Cloud Foundry is an enterprise standard open source platform for developing and deploying cloud applications. This article gives readers an overview of it, discusses how it differs from Kubernetes and why it should be used.
Cloud Foundry is an open source, multi-cloud, multi-language application platform that supports non-stop delivery. It can be used on an individual deployment infrastructure or on any IaaS like Amazon Web Services, Azure, VMware, or vSphere, and can be deployed using the BOSH deployment system. Cloud Foundry permits an environment to run, scale and maintain applications easily. It supports most of the languages and environments like Java, NodeJS, Ruby, Python, etc. Pivotal has a business instance of Cloud Foundry called Pivotal Web Services on the AWS cloud.
Some of its features are:
- User management
- Middleware and OS management
- Logging and metrics
- Services
- Health management
- Scaling for high availability of platforms and applications
The concepts of Cloud Foundry
- Users are the users of Cloud Foundry who can manage org/space/app.

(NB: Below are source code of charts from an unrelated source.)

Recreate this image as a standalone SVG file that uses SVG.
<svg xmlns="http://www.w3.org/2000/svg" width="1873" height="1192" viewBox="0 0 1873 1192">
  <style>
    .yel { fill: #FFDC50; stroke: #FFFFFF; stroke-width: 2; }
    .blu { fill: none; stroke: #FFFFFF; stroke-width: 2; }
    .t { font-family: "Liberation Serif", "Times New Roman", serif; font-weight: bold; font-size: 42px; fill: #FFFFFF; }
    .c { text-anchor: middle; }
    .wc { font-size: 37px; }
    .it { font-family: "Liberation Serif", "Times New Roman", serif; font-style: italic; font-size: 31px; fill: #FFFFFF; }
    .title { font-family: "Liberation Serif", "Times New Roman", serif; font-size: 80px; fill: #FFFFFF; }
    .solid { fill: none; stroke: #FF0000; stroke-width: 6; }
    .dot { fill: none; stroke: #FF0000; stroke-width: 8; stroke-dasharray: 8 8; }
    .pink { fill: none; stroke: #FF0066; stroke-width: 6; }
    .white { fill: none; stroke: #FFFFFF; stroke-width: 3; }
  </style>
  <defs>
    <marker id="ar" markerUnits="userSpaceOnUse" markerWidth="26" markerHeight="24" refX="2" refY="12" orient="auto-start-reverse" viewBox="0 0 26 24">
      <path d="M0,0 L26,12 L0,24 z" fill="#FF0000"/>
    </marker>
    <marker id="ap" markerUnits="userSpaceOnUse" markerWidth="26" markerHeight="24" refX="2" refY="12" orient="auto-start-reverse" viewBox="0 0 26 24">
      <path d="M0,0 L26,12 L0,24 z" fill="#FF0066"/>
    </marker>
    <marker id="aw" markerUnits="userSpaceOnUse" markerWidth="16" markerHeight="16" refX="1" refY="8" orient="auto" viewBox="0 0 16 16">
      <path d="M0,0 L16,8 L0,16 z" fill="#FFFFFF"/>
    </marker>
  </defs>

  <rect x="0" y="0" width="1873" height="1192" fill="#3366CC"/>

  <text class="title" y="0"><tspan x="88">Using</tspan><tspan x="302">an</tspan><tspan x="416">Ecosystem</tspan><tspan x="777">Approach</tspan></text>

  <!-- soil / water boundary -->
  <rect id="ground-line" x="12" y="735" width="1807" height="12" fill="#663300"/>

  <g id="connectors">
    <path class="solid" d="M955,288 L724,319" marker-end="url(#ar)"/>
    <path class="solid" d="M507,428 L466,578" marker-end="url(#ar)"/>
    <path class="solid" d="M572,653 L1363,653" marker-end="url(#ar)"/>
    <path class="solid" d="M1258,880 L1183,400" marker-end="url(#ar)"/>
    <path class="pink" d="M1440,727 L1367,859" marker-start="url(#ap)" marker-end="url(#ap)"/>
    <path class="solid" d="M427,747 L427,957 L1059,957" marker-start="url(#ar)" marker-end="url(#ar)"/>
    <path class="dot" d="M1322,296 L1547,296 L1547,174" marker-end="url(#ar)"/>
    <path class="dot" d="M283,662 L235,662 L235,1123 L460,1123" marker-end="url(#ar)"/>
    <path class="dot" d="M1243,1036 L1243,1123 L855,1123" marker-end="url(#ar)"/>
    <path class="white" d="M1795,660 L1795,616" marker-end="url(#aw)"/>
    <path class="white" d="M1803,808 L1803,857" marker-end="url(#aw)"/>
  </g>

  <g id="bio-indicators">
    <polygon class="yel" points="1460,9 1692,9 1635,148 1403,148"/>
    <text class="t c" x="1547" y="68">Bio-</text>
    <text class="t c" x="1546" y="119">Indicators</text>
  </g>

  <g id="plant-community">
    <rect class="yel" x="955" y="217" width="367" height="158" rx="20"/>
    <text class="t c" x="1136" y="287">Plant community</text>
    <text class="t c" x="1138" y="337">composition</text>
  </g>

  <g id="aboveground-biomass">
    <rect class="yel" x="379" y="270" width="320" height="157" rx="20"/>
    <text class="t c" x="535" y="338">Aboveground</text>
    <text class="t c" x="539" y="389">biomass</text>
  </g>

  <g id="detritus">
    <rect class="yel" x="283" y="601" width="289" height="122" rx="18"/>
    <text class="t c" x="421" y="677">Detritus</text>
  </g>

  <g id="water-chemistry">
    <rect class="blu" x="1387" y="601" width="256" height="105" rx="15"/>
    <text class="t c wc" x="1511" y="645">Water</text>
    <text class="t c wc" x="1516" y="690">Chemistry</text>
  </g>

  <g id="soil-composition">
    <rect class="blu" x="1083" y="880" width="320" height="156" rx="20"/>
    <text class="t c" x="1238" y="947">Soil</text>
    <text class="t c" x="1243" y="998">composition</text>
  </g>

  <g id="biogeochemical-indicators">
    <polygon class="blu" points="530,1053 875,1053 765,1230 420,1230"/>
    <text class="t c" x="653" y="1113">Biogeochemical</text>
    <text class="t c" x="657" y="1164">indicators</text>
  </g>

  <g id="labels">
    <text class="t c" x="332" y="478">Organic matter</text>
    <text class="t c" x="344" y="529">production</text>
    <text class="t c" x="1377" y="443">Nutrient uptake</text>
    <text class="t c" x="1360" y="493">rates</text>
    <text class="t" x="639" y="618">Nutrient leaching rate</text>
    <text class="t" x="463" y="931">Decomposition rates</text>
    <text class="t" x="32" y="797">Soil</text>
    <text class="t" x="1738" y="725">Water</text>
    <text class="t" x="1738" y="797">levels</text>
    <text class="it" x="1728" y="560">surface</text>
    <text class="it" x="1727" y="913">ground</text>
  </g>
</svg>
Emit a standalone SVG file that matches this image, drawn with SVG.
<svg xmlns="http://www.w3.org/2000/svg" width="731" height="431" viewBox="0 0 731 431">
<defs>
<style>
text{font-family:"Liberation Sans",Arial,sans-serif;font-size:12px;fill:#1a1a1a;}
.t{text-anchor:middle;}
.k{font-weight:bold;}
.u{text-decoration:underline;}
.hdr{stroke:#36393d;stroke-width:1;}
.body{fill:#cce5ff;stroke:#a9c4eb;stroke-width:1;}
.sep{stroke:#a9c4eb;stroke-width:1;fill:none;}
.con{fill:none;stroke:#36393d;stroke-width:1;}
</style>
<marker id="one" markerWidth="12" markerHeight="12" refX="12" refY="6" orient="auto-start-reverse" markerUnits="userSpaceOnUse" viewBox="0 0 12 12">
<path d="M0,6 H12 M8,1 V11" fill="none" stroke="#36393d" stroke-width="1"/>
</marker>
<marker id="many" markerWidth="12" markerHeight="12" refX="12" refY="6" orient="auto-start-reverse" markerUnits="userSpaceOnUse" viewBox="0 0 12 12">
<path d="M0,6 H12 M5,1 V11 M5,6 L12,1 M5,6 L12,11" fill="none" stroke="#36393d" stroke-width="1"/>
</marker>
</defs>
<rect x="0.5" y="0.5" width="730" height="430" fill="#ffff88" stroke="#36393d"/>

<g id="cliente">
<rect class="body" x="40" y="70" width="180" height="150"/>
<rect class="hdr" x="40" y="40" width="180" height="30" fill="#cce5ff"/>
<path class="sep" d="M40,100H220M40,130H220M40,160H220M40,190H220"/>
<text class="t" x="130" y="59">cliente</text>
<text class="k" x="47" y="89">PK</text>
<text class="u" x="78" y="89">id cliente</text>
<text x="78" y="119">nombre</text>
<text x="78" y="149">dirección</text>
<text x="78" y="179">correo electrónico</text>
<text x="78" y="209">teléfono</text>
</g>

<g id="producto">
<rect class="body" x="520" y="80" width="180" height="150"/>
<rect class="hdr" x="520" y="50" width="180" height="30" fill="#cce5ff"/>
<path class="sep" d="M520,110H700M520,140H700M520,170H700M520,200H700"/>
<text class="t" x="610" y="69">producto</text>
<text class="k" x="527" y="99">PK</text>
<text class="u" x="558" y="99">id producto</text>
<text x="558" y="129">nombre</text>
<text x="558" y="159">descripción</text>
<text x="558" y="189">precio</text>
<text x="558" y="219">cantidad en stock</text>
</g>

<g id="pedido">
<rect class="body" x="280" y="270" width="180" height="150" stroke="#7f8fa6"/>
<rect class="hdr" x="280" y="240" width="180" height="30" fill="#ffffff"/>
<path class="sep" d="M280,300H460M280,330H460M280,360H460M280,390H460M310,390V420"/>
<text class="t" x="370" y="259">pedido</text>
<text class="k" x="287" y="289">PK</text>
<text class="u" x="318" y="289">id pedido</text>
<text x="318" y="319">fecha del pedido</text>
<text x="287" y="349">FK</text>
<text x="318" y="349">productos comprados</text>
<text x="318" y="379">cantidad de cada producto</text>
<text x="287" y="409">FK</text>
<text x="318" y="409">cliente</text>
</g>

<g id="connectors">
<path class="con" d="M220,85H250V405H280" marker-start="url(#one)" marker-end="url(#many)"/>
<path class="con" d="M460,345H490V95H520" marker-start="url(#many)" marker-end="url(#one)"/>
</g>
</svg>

- Roles are the privileges assigned to different users like Org manager or Space manager.
- Orgs are at the top level of the platform, and can be used by different users to group apps together. Each Org has one or multiple spaces.
- Space is where apps can be deployed and where configurations can be shared. Multiple apps can be deployed in a single space. Single or multiple spaces constitute an Org.
- Application is each and every individual application that runs inside Cloud Foundry.
Differences between Cloud Foundry and Kubernetes
Kubernetes is a management service for containers (Dockers) like the ECS in AWS. It doesn’t perform application management. It takes care of the managing, allocating and diving tasks between containers.
On the other hand, Cloud Foundry is an application management service. It makes the whole enterprise or application platform-independent. It manages the application entirely by putting a wrapper on it to get it executed on any cloud platform independently, which gives a feeling of platform independence.
When, where and why one should choose Cloud Foundry
If you have a cloud related application and you don’t want to worry about operations, Cloud Foundry is the right choice, because of the following reasons:
- Cloud Foundry favours using build packs instead of Docker containers. This means the rootFS will be updated by the platform. The developers don’t have to worry about updating the Docker image with regard to security patches.
- Some people say that Kubernetes is better in running legacy systems and that one should use it for applications that don’t run on Cloud Foundry. I can’t provide an example application, or a description of how such an application looks like. It might be that everything that requires a file system runs better on Kubernetes. There is also a possibility of mounting persistent volumes on applications on Cloud Foundry, but this is not supported by the majority of Cloud Foundry setups.
- Cloud Foundry is more opinionated than Kubernetes. So the latter may provide more flexibility but Cloud Foundry is easier to use. For instance, Kubernetes Pots allows optimisation of a microservices setup to reduce network latency but it is harder to configure.